Say I have a distribute system on 3 nodes and my data is distributed among those nodes. for example, I have a test.csv file which exists on all 3 nodes and it contains 2 columns of:
**row | id, c.**
---------------
row1 | k1 , c1
row2 | k1 , c2
row3 | k1 , c3
row4 | k2 , c4
row5 | k2 , c5
row6 | k2 , c6
row7 | k3 , c7
row8 | k3 , c8
row9 | k3 , c9
row10 | k4 , c10
row11 | k4 , c11
row12 | k4 , c12
Then I use SparkContext.textFile to read the file out as rdd and so. So far as I understand, each spark worker node will read the a portion out from the file.

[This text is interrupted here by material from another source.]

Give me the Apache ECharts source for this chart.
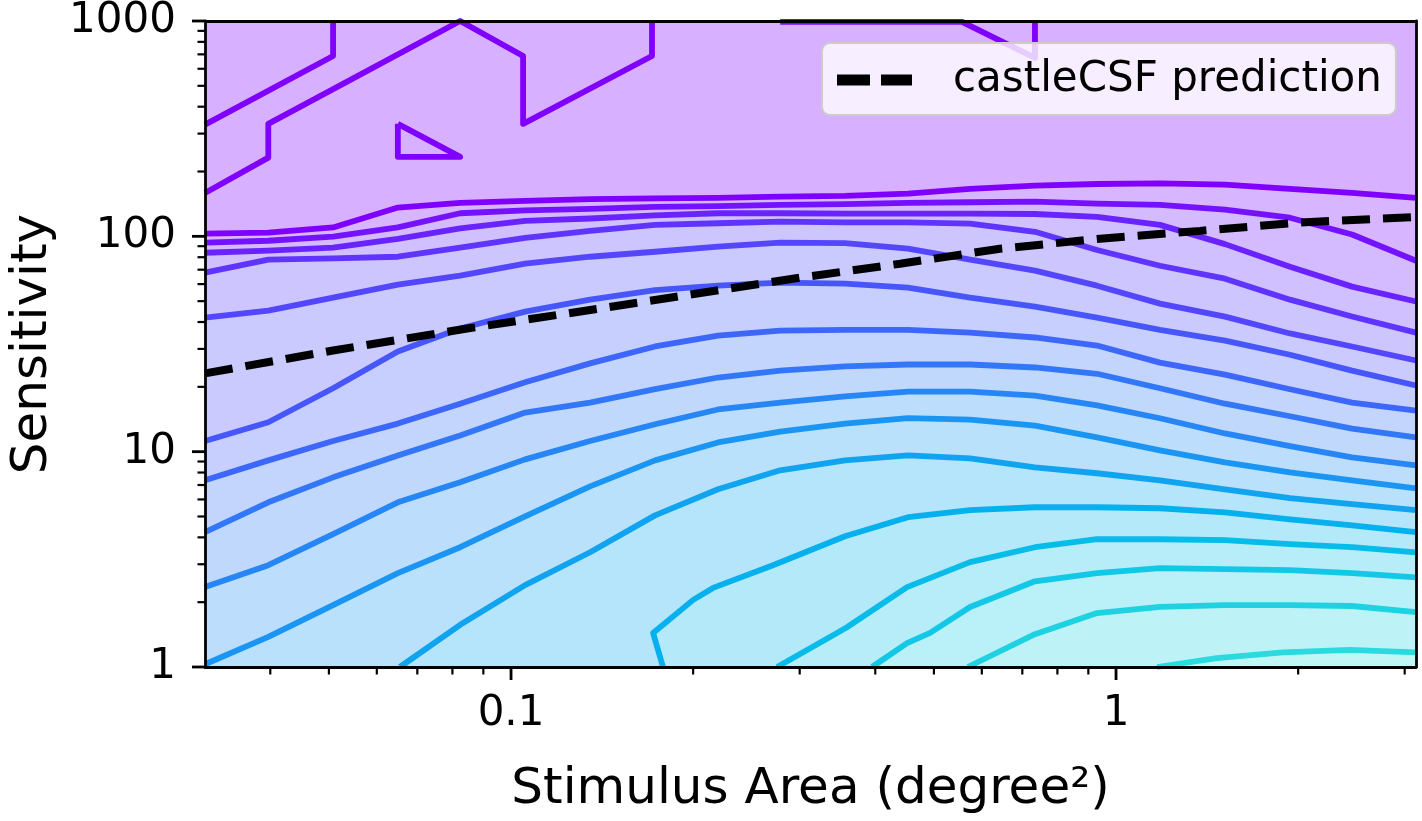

So right now let's say each node will store:
- node 1: row 1~4
- node 2: row 5~8
- node 3: row 9~12
My question is that let's say I want to do computation on those data, and there is one step that I need to group the key together, so the key value pair would be [k1 [{k1 c1} {k1 c2} {k1 c3}]]..
and so on.
There is a function called groupByKey()
which is very expensive to use, and aggregateByKey()
is recommended to use. So I'm wondering how does groupByKey()
and aggregateByKey()
works under the hood? Can someone using the example I provided above to explain please? After shuffling where does the rows reside on each node?